Nelson will also appear in three related full-page Alabama newspaper ads this coming Sunday in which he notes: “The ‘Nones’ (those of us unaffiliated with religion) are now 29 percent of the U.S. population. We are the largest ‘denomination’ by religious identification.”

Nelson calls for keeping religion out of government, social policy and public schools. Notably, given the overturning of Roe. v. Wade and increasing attacks on LGBTQ rights, their ad also demands that religion be kept “out of bedrooms, personal lives and health care decisions — including when or whether to have children, and whom to love or marry.”

Says FFRF Co-President Annie Laurie Gaylor, “We’re putting public candidates and officials on notice that secular voters are here, that WE are the true ‘values voters’ and that it’s time that our secular viewpoint be respected and represented.”

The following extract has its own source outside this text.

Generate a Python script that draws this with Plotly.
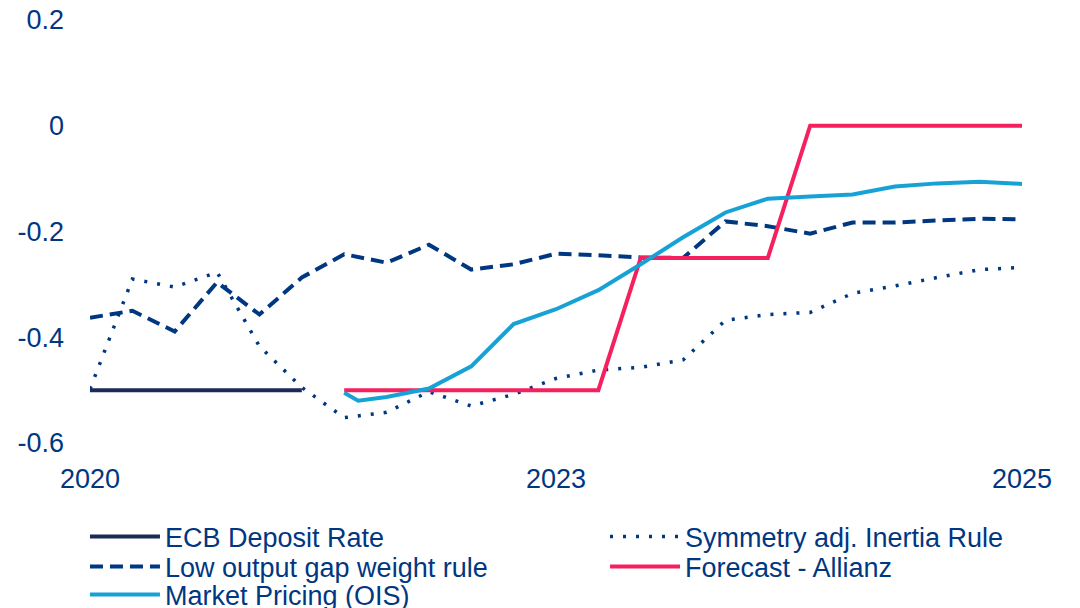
import plotly.graph_objects as go

# Quarter index positions (0 = first quarter shown in 2020, 22 = last in 2025)
x_quarters = list(range(23))
tick_positions = [0, 11, 22]
tick_labels = ["2020", "2023", "2025"]

ecb_x = [0, 1, 2, 3, 4, 5]
ecb_rate = [-0.5, -0.5, -0.5, -0.5, -0.5, -0.5]

symmetry_rule = [-0.498, -0.29, -0.305, -0.277, -0.417, -0.495, -0.552, -0.542,
                 -0.503, -0.53, -0.508, -0.478, -0.462, -0.457, -0.443, -0.368,
                 -0.357, -0.353, -0.317, -0.303, -0.287, -0.272, -0.268]

low_output_gap = [-0.363, -0.35, -0.389, -0.296, -0.357, -0.287, -0.243, -0.259,
                  -0.225, -0.272, -0.262, -0.242, -0.245, -0.249, -0.25, -0.181,
                  -0.19, -0.204, -0.183, -0.183, -0.179, -0.176, -0.177]

forecast_x = list(range(6, 23))
forecast_allianz = [-0.5, -0.5, -0.5, -0.5, -0.5, -0.5, -0.5, -0.25, -0.25, -0.25,
                    -0.25, 0.0, 0.0, 0.0, 0.0, 0.0, 0.0]

ois_x = [6, 6.33, 7, 8, 9, 10, 11, 12, 13, 14, 15, 16, 17, 18, 19, 20, 21, 22]
ois_pricing = [-0.505, -0.52, -0.513, -0.497, -0.455, -0.375, -0.347, -0.311,
               -0.262, -0.211, -0.164, -0.138, -0.134, -0.130, -0.115, -0.109,
               -0.106, -0.11]

NAVY = "#003781"
TEXT = "#003781"
FONT = "Liberation Sans, Arial, sans-serif"

fig = go.Figure()
fig.add_trace(go.Scatter(x=ecb_x, y=ecb_rate, mode="lines", name="ECB Deposit Rate",
                         legend="legend",
                         line=dict(color="#1b2b55", width=4)))
fig.add_trace(go.Scatter(x=x_quarters, y=symmetry_rule, mode="lines",
                         name="Symmetry adj. Inertia Rule", legend="legend2",
                         line=dict(color=NAVY, width=3.5, dash="3px,10px")))
fig.add_trace(go.Scatter(x=x_quarters, y=low_output_gap, mode="lines",
                         name="Low output gap weight rule", legend="legend3",
                         line=dict(color=NAVY, width=4, dash="13px,7px")))
fig.add_trace(go.Scatter(x=forecast_x, y=forecast_allianz, mode="lines",
                         name="Forecast - Allianz", legend="legend4",
                         line=dict(color="#f5215e", width=4)))
fig.add_trace(go.Scatter(x=ois_x, y=ois_pricing, mode="lines",
                         name="Market Pricing (OIS)", legend="legend5",
                         line=dict(color="#17a2d6", width=4)))

legend_common = dict(orientation="h", xanchor="left", yanchor="middle",
                     itemwidth=70, bgcolor="rgba(0,0,0,0)",
                     font=dict(size=27, color=TEXT),
                     itemclick=False, itemdoubleclick=False)
col1_x, col2_x = -0.0054, 0.5526
row_y = [-0.2222, -0.2931, -0.3593]

fig.update_layout(
    width=1080, height=608,
    margin=dict(l=82, r=66, t=12, b=173, autoexpand=False),
    paper_bgcolor="white", plot_bgcolor="white",
    font=dict(family=FONT, size=27, color=TEXT),
    showlegend=True,
    legend=dict(legend_common, x=col1_x, y=row_y[0]),
    legend2=dict(legend_common, x=col2_x, y=row_y[0]),
    legend3=dict(legend_common, x=col1_x, y=row_y[1]),
    legend4=dict(legend_common, x=col2_x, y=row_y[1]),
    legend5=dict(legend_common, x=col1_x, y=row_y[2]),
    xaxis=dict(range=[0, 22], tickvals=tick_positions, ticktext=tick_labels,
               showgrid=False, zeroline=False, showline=False, ticks="",
               ticklabelstandoff=17, ticklabeloverflow="allow",
               automargin=False, fixedrange=True),
    yaxis=dict(range=[-0.6, 0.2], tickvals=[-0.6, -0.4, -0.2, 0, 0.2],
               ticktext=["-0.6", "-0.4", "-0.2", "0", "0.2"],
               showgrid=False, zeroline=False, showline=False, ticks="",
               ticklabelstandoff=25, ticklabeloverflow="allow",
               automargin=False, fixedrange=True),
)

fig.write_html("out.html")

FFRF calls attention to the growing and increasingly overt calls to Christian nationalism, and alarming Supreme Court trends to privilege religion and eviscerate individual rights for religious reasons. “That’s why our secular voices must be heard,” Gaylor concludes.

View FFRF’s secular vote billboards and bus signs around the country.

The Freedom From Religion Foundation has more 38,000 members throughout North America, serves as a membership group for like-minded atheists, freethinkers and humanists, and works diligently as a state/church watchdog to uphold the constitutional principle of separation between state and church.